#### Figure scripts:
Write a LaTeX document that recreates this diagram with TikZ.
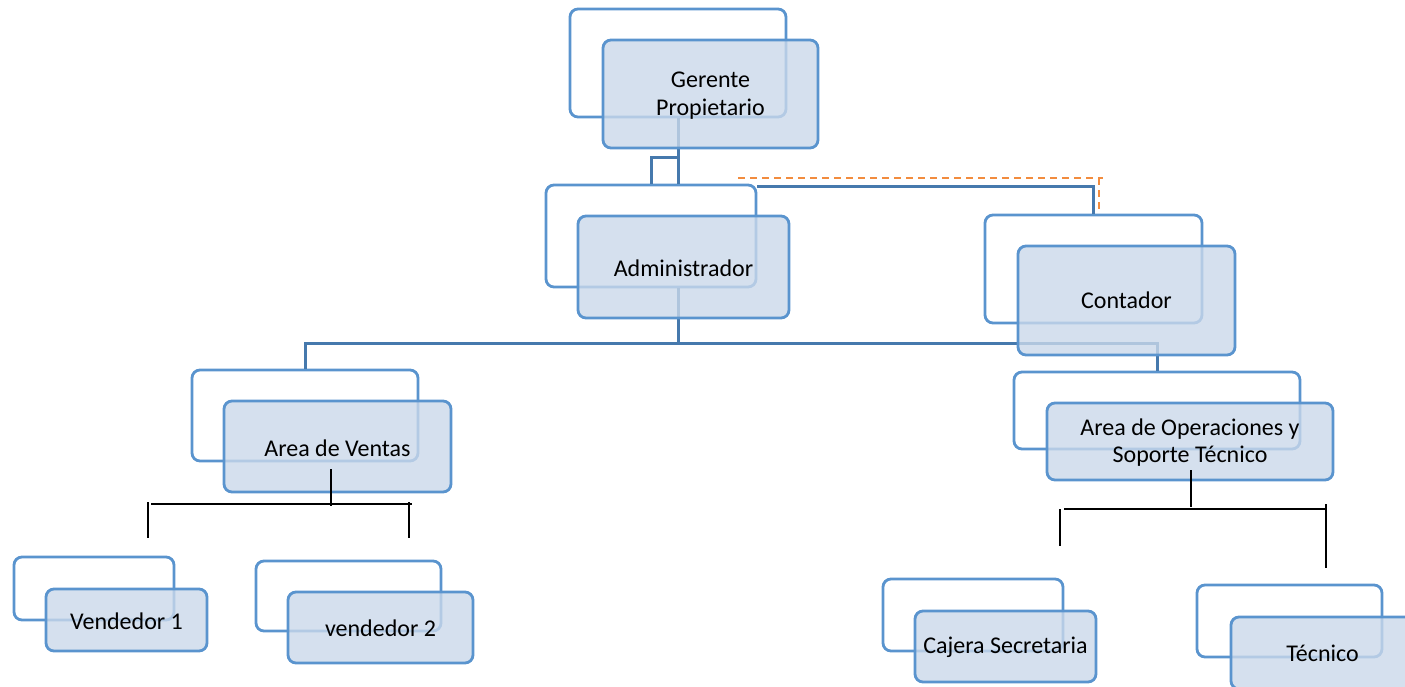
\documentclass[tikz,border=0pt]{standalone}
\usepackage{fontspec}
\setmainfont{Carlito}
\usetikzlibrary{calc}
\definecolor{boxline}{HTML}{5A94CE}
\definecolor{boxfill}{HTML}{CAD8EA}
\definecolor{conn}{HTML}{4679AD}
\definecolor{dashorange}{HTML}{F28C3E}
\tikzset{
 backbox/.style={draw=boxline, line width=2.8pt, rounded corners=8pt, inner sep=0pt},
 frontbox/.style={draw=boxline, line width=2.8pt, rounded corners=8pt, fill=boxfill, fill opacity=0.8, text opacity=1, inner sep=0pt, align=center, font=\fontsize{24}{27.5}\selectfont},
 link/.style={draw=conn, line width=3pt},
 blackline/.style={draw=black, line width=1.4pt},
 dashlink/.style={draw=dashorange, line width=2pt, dash pattern=on 7pt off 5pt},
}
\begin{document}
\begin{tikzpicture}[x=1pt,y=-1pt]
\useasboundingbox (0,0) rectangle (1405,686);
\clip (0,0) rectangle (1405,686);
% back boxes
\node[backbox, minimum width=216pt, minimum height=108pt] (gB) at (678,63) {};
\node[backbox, minimum width=210pt, minimum height=102pt] (aB) at (651,236) {};
\node[backbox, minimum width=217pt, minimum height=108pt] (cB) at (1093.5,269) {};
\node[backbox, minimum width=226pt, minimum height=91pt] (vB) at (305,415.5) {};
\node[backbox, minimum width=286pt, minimum height=77pt] (oB) at (1157,410.5) {};
\node[backbox, minimum width=160pt, minimum height=63pt] (v1B) at (94,588.5) {};
\node[backbox, minimum width=185pt, minimum height=70pt] (v2B) at (348.5,596) {};
\node[backbox, minimum width=180pt, minimum height=72pt] (csB) at (973,615) {};
\node[backbox, minimum width=185pt, minimum height=72pt] (tB) at (1289.5,621) {};
% connectors
\draw[link] (gB.south) -- (gB.south |- aB.north);
\coordinate (gK) at (678,157);
\draw[link] (gK) -| (aB.north);
\coordinate (aR) at ($(aB.north east)+(0,3)$);
\draw[link] (aR) -| (cB.north);
\coordinate (aS) at (aB.south -| gB.south);
\coordinate (aJ) at (678,343);
\draw[link] (aS) -- (aJ) -| (vB.north);
\draw[link] (aJ) -| (oB.north);
% dashed orange
\coordinate (d1) at (738,178);
\coordinate (d2) at (1103,178);
\coordinate (d3) at (1099,178);
\coordinate (d4) at (1099,212);
\draw[dashlink] (d1) -- (d2);
\draw[dashlink] (d3) -- (d4);
% front boxes
\node[frontbox, minimum width=215pt, minimum height=108pt] (g) at (710.5,94) {};
\node[frontbox, minimum width=211pt, minimum height=102pt] (a) at (683.5,267) {};
\node[frontbox, minimum width=217pt, minimum height=109pt] (c) at (1126.5,300.5) {};
\node[frontbox, minimum width=227pt, minimum height=91pt] (v) at (337.5,446.5) {};
\node[frontbox, minimum width=286pt, minimum height=77pt] (o) at (1190,441.5) {};
\node[frontbox, minimum width=161pt, minimum height=62pt] (v1) at (126.5,620) {};
\node[frontbox, minimum width=185pt, minimum height=71pt] (v2) at (380.5,627.5) {};
\node[frontbox, minimum width=181pt, minimum height=71pt] (cs) at (1005.5,646.5) {};
\node[frontbox, minimum width=183pt, minimum height=72pt] (t) at (1322.5,653) {};
% labels
\tikzset{lbl/.style={align=center, inner sep=0pt, font=\fontsize{24}{27.5}\selectfont}}
\node[lbl] (gT) at ($(g.center)+(0,1.5)$) {Gerente\\Propietario};
\node[lbl] (aT) at ($(a.center)+(0,1.5)$) {Administrador};
\node[lbl] (cT) at ($(c.center)+(0,0)$) {Contador};
\node[lbl] (vT) at ($(v.center)+(0,1.5)$) {Area de Ventas};
\node[lbl] (oT) at ($(o.center)+(0,1)$) {Area de Operaciones y\\Soporte Técnico};
\node[lbl] (v1T) at ($(v1.center)+(0,1)$) {Vendedor 1};
\node[lbl] (v2T) at ($(v2.center)+(0,1)$) {vendedor 2};
\node[lbl] (csT) at ($(cs.center)+(0,1)$) {Cajera Secretaria};
\node[lbl] (tT) at ($(t.center)+(0,0)$) {Técnico};
% black lines under Area de Ventas
\coordinate (b1) at (331,469); \coordinate (b2) at (331,506);
\coordinate (b3) at (151,504); \coordinate (b4) at (412,504);
\coordinate (b5) at (148,502); \coordinate (b6) at (148,538);
\coordinate (b7) at (409,502); \coordinate (b8) at (409,538);
\draw[blackline] (b1) -- (b2);
\draw[blackline] (b3) -- (b4);
\draw[blackline] (b5) -- (b6);
\draw[blackline] (b7) -- (b8);
% black lines under Area de Operaciones
\coordinate (k1) at (1191,470); \coordinate (k2) at (1191,507);
\coordinate (k3) at (1064,509); \coordinate (k4) at (1325,509);
\coordinate (k5) at (1060,509); \coordinate (k6) at (1060,546);
\coordinate (k7) at (1326,504); \coordinate (k8) at (1326,568);
\draw[blackline] (k1) -- (k2);
\draw[blackline] (k3) -- (k4);
\draw[blackline] (k5) -- (k6);
\draw[blackline] (k7) -- (k8);
\end{tikzpicture}
\end{document}
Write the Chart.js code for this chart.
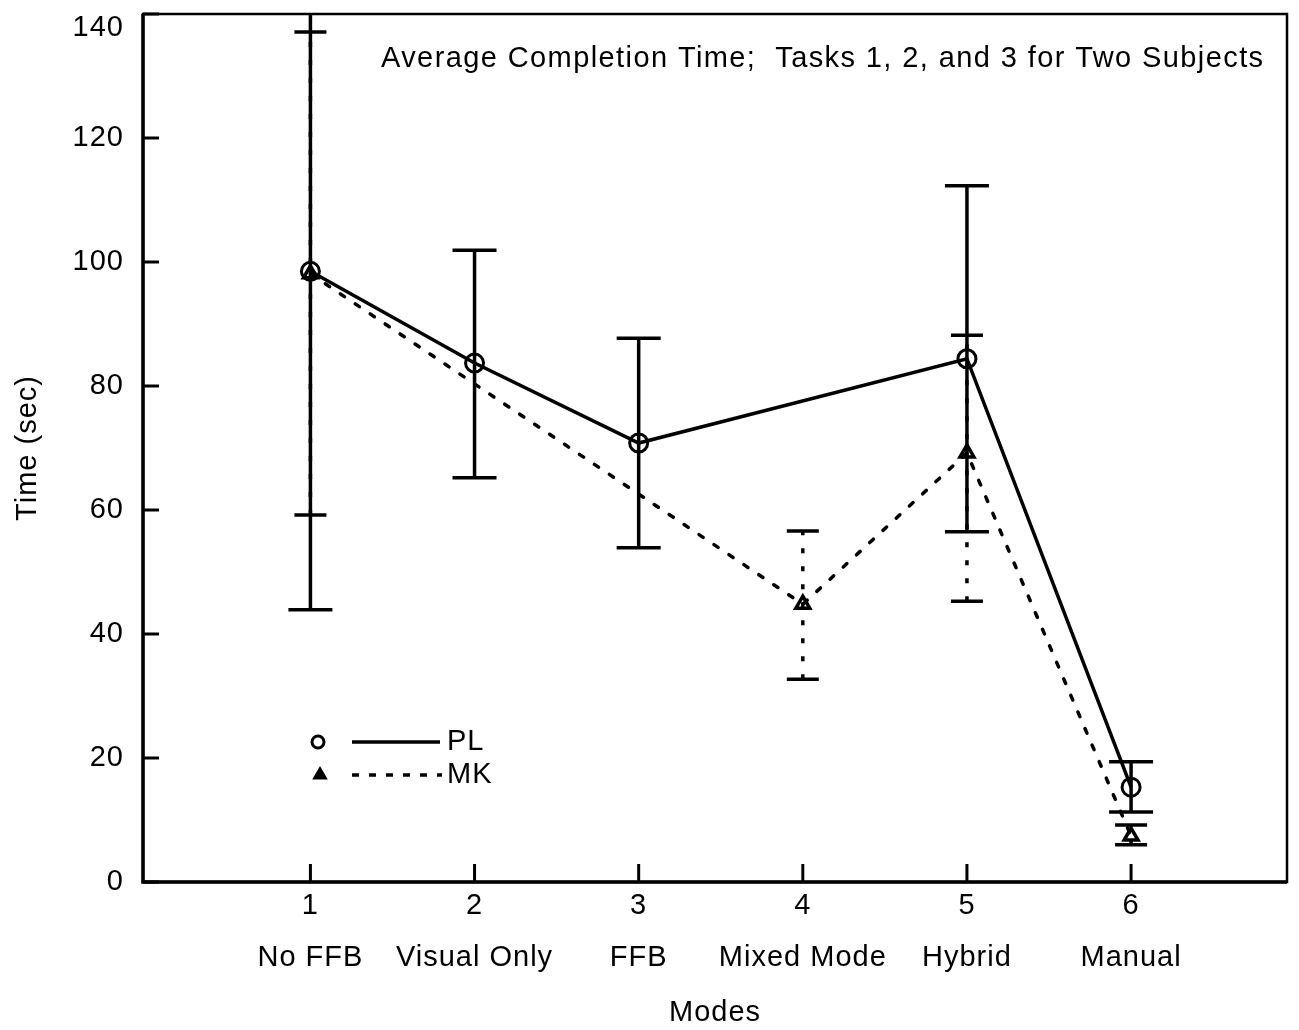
<!DOCTYPE html>
<html>
<head>
<meta charset="utf-8">
<script src="https://cdn.jsdelivr.net/npm/chart.js@4.4.1/dist/chart.umd.min.js"></script>
<style>
  html, body { margin: 0; padding: 0; background: #fff; }
  #wrap { width: 1299px; height: 1030px; }
</style>
</head>
<body>
<div id="wrap"><canvas id="grafico"></canvas></div>
<script>
// --- dados ---
const modos = [1, 2, 3, 4, 5, 6];
const nomesModos = ['No FFB', 'Visual Only', 'FFB', 'Mixed Mode', 'Hybrid', 'Manual'];
const ticksY = [0, 20, 40, 60, 80, 100, 120, 140];

// PL (círculos, linha cheia) - não tem ponto no modo 4
const plModos = [1, 2, 3, 5, 6];
const plTempo = [98.5, 83.7, 70.8, 84.4, 15.3];
const plMin   = [43.9, 65.2, 53.9, 56.5, 11.3];
const plMax   = [150, 101.9, 87.7, 112.3, 19.4];   // modo 1 passa do topo

// MK (triângulos, pontilhado)
const mkModos = [1, 4, 5, 6];
const mkTempo = [98.1, 44.8, 69.2, 7.4];
const mkMin   = [59.2, 32.7, 45.3, 6.0];
const mkMax   = [137.1, 56.6, 88.2, 9.2];

const TITULO = 'Average Completion Time;  Tasks 1, 2, and 3 for Two Subjects';

// --- estilo ---
const FONTE = '"Liberation Sans", Arial, Helvetica, sans-serif';
const TAM = 29;
const ESPACO = '1px';      // texto original é um pouco espaçado
const PONTILHADO = [5, 13];
const LARG = 3.5;
const Y_MAX = 140;

// espaçamento entre letras (o Chart.js não tem opção pra isso)
const espacoLetras = {
    id: 'espacoLetras',
    beforeUpdate(chart) { chart.ctx.letterSpacing = ESPACO; },
    beforeDraw(chart) { chart.ctx.letterSpacing = ESPACO; }
};

function barrasErro(chart, xs, mins, maxs, meia, pontilhado) {
    const { ctx, chartArea: a, scales: { x, y } } = chart;
    ctx.save();
    ctx.beginPath();
    ctx.rect(a.left, a.top, a.right - a.left, a.bottom - a.top);
    ctx.clip();
    ctx.strokeStyle = '#000';
    ctx.lineWidth = LARG;
    xs.forEach((m, i) => {
        const px = x.getPixelForValue(m);
        const y1 = y.getPixelForValue(mins[i]);
        const y2 = y.getPixelForValue(maxs[i]);
        ctx.setLineDash(pontilhado ? PONTILHADO : []);
        ctx.beginPath();
        ctx.moveTo(px, y1);
        ctx.lineTo(px, y2);
        ctx.stroke();
        ctx.setLineDash([]);
        [y1, y2].forEach(py => {
            if (py < a.top) return; // cortado no topo, sem traço
            ctx.beginPath();
            ctx.moveTo(px - meia, py);
            ctx.lineTo(px + meia, py);
            ctx.stroke();
        });
    });
    ctx.restore();
}

// barras de erro (MK antes, PL por cima)
const errorBars = {
    id: 'errorBars',
    beforeDatasetsDraw(chart) {
        barrasErro(chart, mkModos, mkMin, mkMax, 16, true);
        barrasErro(chart, plModos, plMin, plMax, 22, false);
    }
};

// moldura, marcas para dentro, título e legenda dentro do gráfico
const moldura = {
    id: 'moldura',
    afterDraw(chart) {
        const { ctx, chartArea: a, scales: { x, y } } = chart;
        ctx.save();
        ctx.strokeStyle = '#000';
        ctx.fillStyle = '#000';
        ctx.lineWidth = 2.5;
        ctx.strokeRect(a.left, a.top, a.right - a.left, a.bottom - a.top);
        ctx.lineWidth = LARG;
        ctx.beginPath();
        ctx.moveTo(a.left, a.top);
        ctx.lineTo(a.left, a.bottom);
        ctx.lineTo(a.right, a.bottom);
        ctx.stroke();

        ctx.lineWidth = 3;
        ticksY.forEach(v => {
            const py = y.getPixelForValue(v);
            ctx.beginPath(); ctx.moveTo(a.left, py); ctx.lineTo(a.left + 16, py); ctx.stroke();
        });
        modos.forEach(v => {
            const px = x.getPixelForValue(v);
            ctx.beginPath(); ctx.moveTo(px, a.bottom); ctx.lineTo(px, a.bottom - 18); ctx.stroke();
        });

        ctx.font = TAM + 'px ' + FONTE;
        ctx.textBaseline = 'middle';

        // rótulo do topo do eixo y fica um pouco abaixo da linha (como no original)
        ctx.letterSpacing = ESPACO;
        ctx.textAlign = 'right';
        ctx.fillText(String(Y_MAX), a.left - 19, y.getPixelForValue(Y_MAX) + 14);

        ctx.textAlign = 'left';
        ctx.letterSpacing = '1.4px';
        ctx.fillText(TITULO, a.left + 238, a.top + 45);
        ctx.letterSpacing = ESPACO;

        // legenda
        const lx = a.left + 175, ly1 = a.bottom - 140, ly2 = a.bottom - 107;
        ctx.fillStyle = '#fff';
        Chart.helpers.drawPoint(ctx, { pointStyle: 'circle', radius: 6, borderWidth: 2.5, rotation: 0 }, lx, ly1);
        ctx.fillStyle = '#000';
        Chart.helpers.drawPoint(ctx, { pointStyle: 'triangle', radius: 6, borderWidth: 2.5, rotation: 0 }, lx + 2, ly2);
        ctx.lineWidth = LARG;
        ctx.beginPath(); ctx.moveTo(lx + 34, ly1); ctx.lineTo(lx + 122, ly1); ctx.stroke();
        ctx.setLineDash([7, 10]);
        ctx.beginPath(); ctx.moveTo(lx + 34, ly2); ctx.lineTo(lx + 124, ly2); ctx.stroke();
        ctx.setLineDash([]);
        ctx.fillText('PL', lx + 129, ly1);
        ctx.fillText('MK', lx + 129, ly2);
        ctx.restore();
    }
};

const fonte = { family: FONTE, size: TAM };

new Chart(document.getElementById('grafico'), {
    type: 'scatter',
    data: {
        datasets: [{
            label: 'PL',
            data: plModos.map((m, i) => ({ x: m, y: plTempo[i] })),
            showLine: true,
            borderColor: '#000',
            borderWidth: LARG,
            pointStyle: 'circle',
            pointRadius: 9,
            pointBorderWidth: 3,
            pointBorderColor: '#000',
            pointBackgroundColor: 'rgba(0,0,0,0)'
        }, {
            label: 'MK',
            data: mkModos.map((m, i) => ({ x: m, y: mkTempo[i] })),
            showLine: true,
            borderColor: '#000',
            borderWidth: LARG,
            borderDash: PONTILHADO,
            borderCapStyle: 'round',
            pointStyle: 'triangle',
            pointRadius: 8,
            pointBorderWidth: 3.5,
            pointBorderColor: '#000',
            pointBackgroundColor: 'rgba(0,0,0,0)'
        }]
    },
    options: {
        responsive: true,
        maintainAspectRatio: false,
        animation: false,
        layout: { padding: { top: 14, right: 11, left: 0, bottom: 0 } },
        plugins: {
            legend: { display: false },
            tooltip: { enabled: false }
        },
        scales: {
            x: {
                type: 'linear',
                min: -0.02,
                max: 6.95,
                afterBuildTicks: s => { s.ticks = modos.map(v => ({ value: v })); },
                afterFit: s => { s.height = 148; s.paddingLeft = 0; s.paddingRight = 0; },
                grid: { display: false, drawTicks: false },
                border: { display: false },
                ticks: {
                    color: '#000',
                    font: { ...fonte, lineHeight: 1.8 },
                    padding: -2,
                    maxRotation: 0,
                    autoSkip: false,
                    callback: v => [String(v), nomesModos[v - 1]]
                },
                title: { display: true, text: 'Modes', color: '#000', font: fonte, padding: 0 }
            },
            y: {
                min: 0,
                max: Y_MAX,
                afterBuildTicks: s => { s.ticks = ticksY.map(v => ({ value: v })); },
                afterFit: s => { s.width = 143; s.paddingTop = 0; s.paddingBottom = 0; },
                grid: { display: false, drawTicks: false },
                border: { display: false },
                ticks: {
                    color: '#000',
                    font: fonte,
                    padding: 19,
                    callback: v => v === Y_MAX ? '' : String(v)  // o 140 vai no plugin
                },
                title: { display: true, text: 'Time (sec)', color: '#000', font: fonte, padding: 11 }
            }
        }
    },
    plugins: [espacoLetras, errorBars, moldura]
});
</script>
</body>
</html>
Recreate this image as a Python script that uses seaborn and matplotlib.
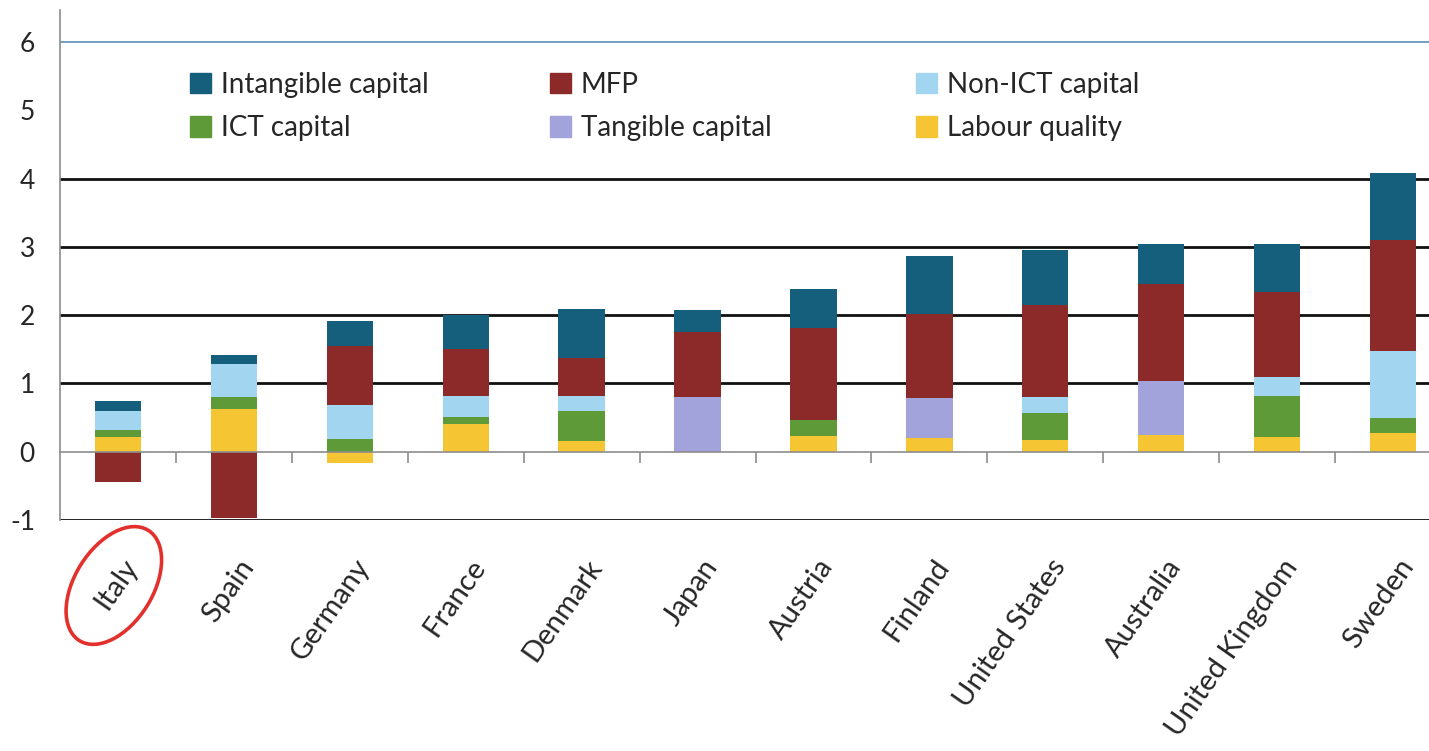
import numpy as np
import pandas as pd
import matplotlib.pyplot as plt
import seaborn as sns
from matplotlib.patches import Patch, Ellipse
from matplotlib.transforms import IdentityTransform, ScaledTranslation

countries = ['Italy', 'Spain', 'Germany', 'France', 'Denmark', 'Japan', 'Austria',
             'Finland', 'United States', 'Australia', 'United Kingdom', 'Sweden']

labour_quality = [0.22, 0.62, -0.17, 0.40, 0.16, 0.00, 0.23, 0.20, 0.17, 0.24, 0.21, 0.28]
ict_capital = [0.10, 0.18, 0.19, 0.11, 0.43, 0.00, 0.24, 0.00, 0.40, 0.00, 0.60, 0.22]
tangible_capital = [0.00, 0.00, 0.00, 0.00, 0.00, 0.80, 0.00, 0.58, 0.00, 0.80, 0.00, 0.00]
non_ict_capital = [0.28, 0.48, 0.49, 0.30, 0.23, 0.00, 0.00, 0.00, 0.23, 0.00, 0.28, 0.97]
mfp = [-0.45, -0.97, 0.87, 0.69, 0.55, 0.95, 1.34, 1.23, 1.35, 1.42, 1.25, 1.63]
intangible_capital = [0.14, 0.14, 0.37, 0.50, 0.72, 0.32, 0.57, 0.86, 0.80, 0.58, 0.70, 0.98]

# stacking order, bottom to top
series = [
    ('Labour quality', labour_quality, '#f5c533'),
    ('ICT capital', ict_capital, '#5e9a37'),
    ('Tangible capital', tangible_capital, '#a3a3dc'),
    ('Non-ICT capital', non_ict_capital, '#a2d6f0'),
    ('MFP', mfp, '#8c2a2a'),
    ('Intangible capital', intangible_capital, '#155f7c'),
]
colors = {name: col for name, _, col in series}

sns.set_style('white')
plt.rcParams['font.family'] = ['Lato', 'DejaVu Sans']
plt.rcParams['axes.unicode_minus'] = False

W, H = 1429, 751
fig = plt.figure(figsize=(W / 100, H / 100), dpi=100)
ax = fig.add_axes([60 / W, 231 / H, 1391 / W, 510 / H])

# cumulative stacks, drawn outer first so inner layers sit on top
vals = np.array([s[1] for s in series])
pos = np.cumsum(np.clip(vals, 0, None), axis=0)
neg = np.cumsum(np.clip(vals, None, 0), axis=0)
for i in range(len(series) - 1, -1, -1):
    col = series[i][2]
    for cum in (pos[i], neg[i]):
        df = pd.DataFrame({'country': countries, 'value': cum})
        sns.barplot(data=df, x='country', y='value', color=col, saturation=1,
                    width=0.4, ax=ax, order=countries, errorbar=None,
                    linewidth=0, edgecolor='none')

ax.set_xlim(-0.5, 11.5)
ax.set_ylim(-1, 6.47)
ax.set_xlabel('')
ax.set_ylabel('')

for y in [-1, 1, 2, 3, 4]:
    ax.axhline(y, color='#111111', lw=2, zorder=0)
ax.axhline(6, color='#5a8fb8', lw=1.2, zorder=0)

for s in ['top', 'right']:
    ax.spines[s].set_visible(False)
ax.spines['left'].set_color('#8c8c8c')
ax.spines['left'].set_linewidth(1.2)
ax.spines['bottom'].set_position(('data', 0))
ax.spines['bottom'].set_color('#8c8c8c')
ax.spines['bottom'].set_linewidth(1.2)

ax.set_yticks(range(-1, 7))
ax.tick_params(axis='y', direction='out', length=6, width=1.2, color='#8c8c8c',
               labelsize=19, pad=12)
ax.set_xticks(range(len(countries)))
ax.set_xticklabels(countries, rotation=55, ha='right', rotation_mode='anchor')
ax.set_xticks(np.arange(0.5, 11.5, 1), minor=True)
ax.tick_params(axis='x', which='major', length=0, labelsize=21, pad=74)
ax.tick_params(axis='x', which='minor', direction='out', length=8, width=1.2,
               color='#8c8c8c', bottom=True)
shift = ScaledTranslation(4 / 100, 0, fig.dpi_scale_trans)
for lab in ax.get_xticklabels():
    lab.set_transform(lab.get_transform() + shift)

# legend in three columns placed like the original
legend_cols = [
    (190, ['Intangible capital', 'ICT capital']),
    (550, ['MFP', 'Tangible capital']),
    (916, ['Non-ICT capital', 'Labour quality']),
]
for x_px, names in legend_cols:
    fig.legend([Patch(color=colors[n]) for n in names], names,
               loc='upper left', bbox_to_anchor=(x_px / W, 1 - 72 / H),
               frameon=False, fontsize=20, borderpad=0, borderaxespad=0,
               handlelength=0.75, handleheight=0.75, handletextpad=0.35,
               labelspacing=0.62)

# red circle round the Italy label
fig.canvas.draw()
bb = ax.get_xticklabels()[0].get_window_extent()
cx, cy = (bb.x0 + bb.x1) / 2, (bb.y0 + bb.y1) / 2
fig.add_artist(Ellipse((cx - 3, cy - 1), 130, 78, angle=58, fill=False,
                       edgecolor='#e3302c', lw=2.6, transform=IdentityTransform()))

plt.savefig('out.png', dpi=100)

#### WRITTEN PROBLEM:
Repeat exactly, and only, the lines from the one containing "Recreate this image" through the one containing "States', 'Australia', 'United Kingdom', 'Sweden']", both included, without the pictures.

#### IN RESPONSE:
Recreate this image as a Python script that uses seaborn and matplotlib.
import numpy as np
import pandas as pd
import matplotlib.pyplot as plt
import seaborn as sns
from matplotlib.patches import Patch, Ellipse
from matplotlib.transforms import IdentityTransform, ScaledTranslation

countries = ['Italy', 'Spain', 'Germany', 'France', 'Denmark', 'Japan', 'Austria',
             'Finland', 'United States', 'Australia', 'United Kingdom', 'Sweden']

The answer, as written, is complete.